On May 30, 2019 Alberta ended its carbon tax regime that was implemented in January 2017. The repeal placed Alberta being subject to the federal backstop carbon pricing regime that is in effect in Ontario, Manitoba, Saskatchewan, and New Brunswick.

What remains unclear with the repeal of Alberta’s legislation is what will happen to the numerous projects funded by the carbon tax

On May 3, 2019 Saskatchewan’s Court of Appeal ruled that the carbon tax imposed on the Province by the federal government is constitutional and valid.

The issue considered by the Court of Appeal was whether the federal government’s Greenhouse Gas Pollution Pricing Act (“GGPP Act”), is unconstitutional in whole or in part?

The Saskatchewan Court of Appeal’s decision was not unanimous, three judges confirmed that the carbon tax was constitutional while two judges found that the carbon tax was unconstitutional.  The majority of the Court of Appeal held that in establishing a minimum national standard for a price on greenhouse gas emissions the federal government was acting entirely within its jurisdiction.

The two dissenting judges however found that Part 1 of the federal government’s Greenhouse Gas Pollution Pricing Act (“GGPP Act”) that imposes a charge on greenhouse gas producing fuels and waste is invalid and represents an unconstitutional use of federal powers.

The province of Saskatchewan introduced its own carbon plan, referred to as the Prairie Resilience that failed to place a price on carbon.

Both Alberta and Saskatchewan appealed the Court of Appeal’s decision.
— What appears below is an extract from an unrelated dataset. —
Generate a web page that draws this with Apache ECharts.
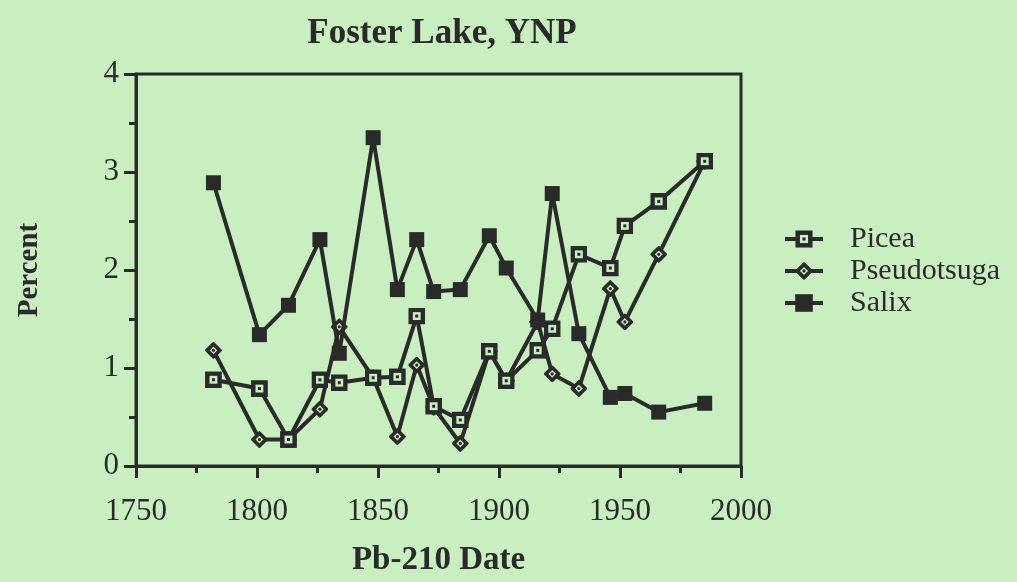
<!DOCTYPE html>
<html>
<head>
<meta charset="utf-8">
<script src="https://cdn.jsdelivr.net/npm/echarts@6/dist/echarts.min.js"></script>
<style>
  html, body { margin: 0; padding: 0; background: #c9efc1; }
  #main { width: 1017px; height: 582px; }
</style>
</head>
<body>
<div id="main"></div>
<script>
    // Pb-210 dates and pollen percentages
    var years = [1782, 1801, 1813, 1826, 1834, 1848, 1858, 1866, 1873, 1884, 1896, 1903, 1916, 1922, 1933, 1946, 1952, 1966, 1985];
    var picea = [0.88, 0.79, 0.27, 0.88, 0.85, 0.90, 0.91, 1.53, 0.61, 0.47, 1.17, 0.87, 1.18, 1.40, 2.16, 2.02, 2.45, 2.70, 3.11];
    var pseudotsuga = [1.18, 0.27, 0.27, 0.58, 1.42, 0.90, 0.30, 1.03, 0.60, 0.23, 1.17, 0.87, 1.47, 0.94, 0.79, 1.81, 1.47, 2.16, 3.11];
    var salix = [2.89, 1.34, 1.64, 2.31, 1.15, 3.35, 1.80, 2.31, 1.78, 1.80, 2.35, 2.02, 1.49, 2.78, 1.35, 0.70, 0.74, 0.55, 0.64];

    var ink = '#2a2a2a';
    var bg = '#c9efc1';
    var serif = 'Liberation Serif';

    function pairs(vals) {
        var out = [];
        for (var i = 0; i < years.length; i++) {
            out.push([years[i], vals[i]]);
        }
        return out;
    }

    // open square with a dot, open diamond with a dot
    var sqSvg = '<svg xmlns="http://www.w3.org/2000/svg" width="32" height="32" viewBox="0 0 16 16">' +
        '<rect x="2.2" y="2.2" width="11.6" height="11.6" fill="' + bg + '" stroke="' + ink + '" stroke-width="4.2"/>' +
        '<rect x="6.6" y="6.6" width="2.8" height="2.8" fill="' + ink + '"/></svg>';
    var dmSvg = '<svg xmlns="http://www.w3.org/2000/svg" width="32" height="32" viewBox="0 0 16 16">' +
        '<polygon points="8,2 14,8 8,14 2,8" fill="' + bg + '" stroke="' + ink + '" stroke-width="3.4"/>' +
        '<circle cx="8" cy="8" r="1.5" fill="' + ink + '"/></svg>';
    var sqIcon = 'image://data:image/svg+xml;charset=utf-8,' + encodeURIComponent(sqSvg);
    var dmIcon = 'image://data:image/svg+xml;charset=utf-8,' + encodeURIComponent(dmSvg);

    var myChart = echarts.init(document.getElementById('main'));

    myChart.setOption({
        backgroundColor: bg,
        animation: false,
        title: {
            text: 'Foster Lake, YNP',
            left: 437,
            textAlign: 'center',
            top: 11,
            textStyle: { fontFamily: serif, fontSize: 35, fontWeight: 'bold', color: ink }
        },
        legend: {
            orient: 'vertical',
            left: 778,
            top: 219,
            itemWidth: 38,
            itemHeight: 22,
            itemGap: 2,
            data: ['Picea', 'Pseudotsuga', 'Salix'],
            lineStyle: { width: 4 },
            textStyle: { fontFamily: serif, fontSize: 30, lineHeight: 30, color: ink, padding: [0, 0, 0, 22] }
        },
        grid: {
            left: 136,
            right: 276,
            top: 74,
            bottom: 116,
            show: true,
            borderColor: ink,
            borderWidth: 3,
            backgroundColor: 'transparent'
        },
        xAxis: {
            type: 'value',
            min: 1750,
            max: 2000,
            interval: 50,
            name: 'Pb-210 Date',
            nameLocation: 'middle',
            nameGap: 78,
            nameTextStyle: { fontFamily: serif, fontSize: 33, fontWeight: 'bold', color: ink },
            axisLine: { lineStyle: { color: ink, width: 3 } },
            axisTick: { length: 12, lineStyle: { color: ink, width: 3 } },
            minorTick: { show: true, splitNumber: 2, length: 7, lineStyle: { color: ink, width: 3 } },
            axisLabel: {
                fontFamily: serif, fontSize: 31, color: ink, margin: 30,
                formatter: function (v) { return String(v); }
            },
            splitLine: { show: false }
        },
        yAxis: {
            type: 'value',
            min: 0,
            max: 4,
            interval: 1,
            name: 'Percent',
            nameLocation: 'middle',
            nameGap: 92,
            nameTextStyle: { fontFamily: serif, fontSize: 29, fontWeight: 'bold', color: ink },
            axisLine: { show: true, lineStyle: { color: ink, width: 3 } },
            axisTick: { show: true, length: 12, lineStyle: { color: ink, width: 3 } },
            minorTick: { show: true, splitNumber: 2, length: 7, lineStyle: { color: ink, width: 3 } },
            axisLabel: { fontFamily: serif, fontSize: 31, color: ink, margin: 17 },
            splitLine: { show: false }
        },
        series: [
            {
                name: 'Picea',
                type: 'line',
                data: pairs(picea),
                symbol: sqIcon,
                symbolSize: 17,
                z: 3,
                lineStyle: { color: ink, width: 4 },
                itemStyle: { color: ink }
            },
            {
                name: 'Pseudotsuga',
                type: 'line',
                data: pairs(pseudotsuga),
                symbol: dmIcon,
                symbolSize: 17,
                z: 2,
                lineStyle: { color: ink, width: 4 },
                itemStyle: { color: ink }
            },
            {
                name: 'Salix',
                type: 'line',
                data: pairs(salix),
                symbol: 'rect',
                symbolSize: 15,
                z: 4,
                lineStyle: { color: ink, width: 4 },
                itemStyle: { color: ink }
            }
        ]
    });
</script>
</body>
</html>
The Alberta Premier stated: “We disagree with the narrow ruling by the majority that the federal government has the power to ensure a provincial minimum price on carbon.”

In commenting on the Saskatchewan’s Court of Appeal’s decision upholding the federal government’s plan, the federal Minister of Environment and Climate Change stated:

It confirms that putting a price on carbon pollution and returning the revenues to Canadians through the Climate Action Incentive rebate is not only constitutional, it is an effective and essential part of any serious response to the global challenge of climate change. 

The ability of the federal government to impose a carbon tax will now be subject to review by the Supreme Court of Canada.



[1] Being the Greenhouse Gas Pollution Pricing Act, Part 5 of the Budget Implementation Act, 2018, No.1, S.C. 2018, c. 12.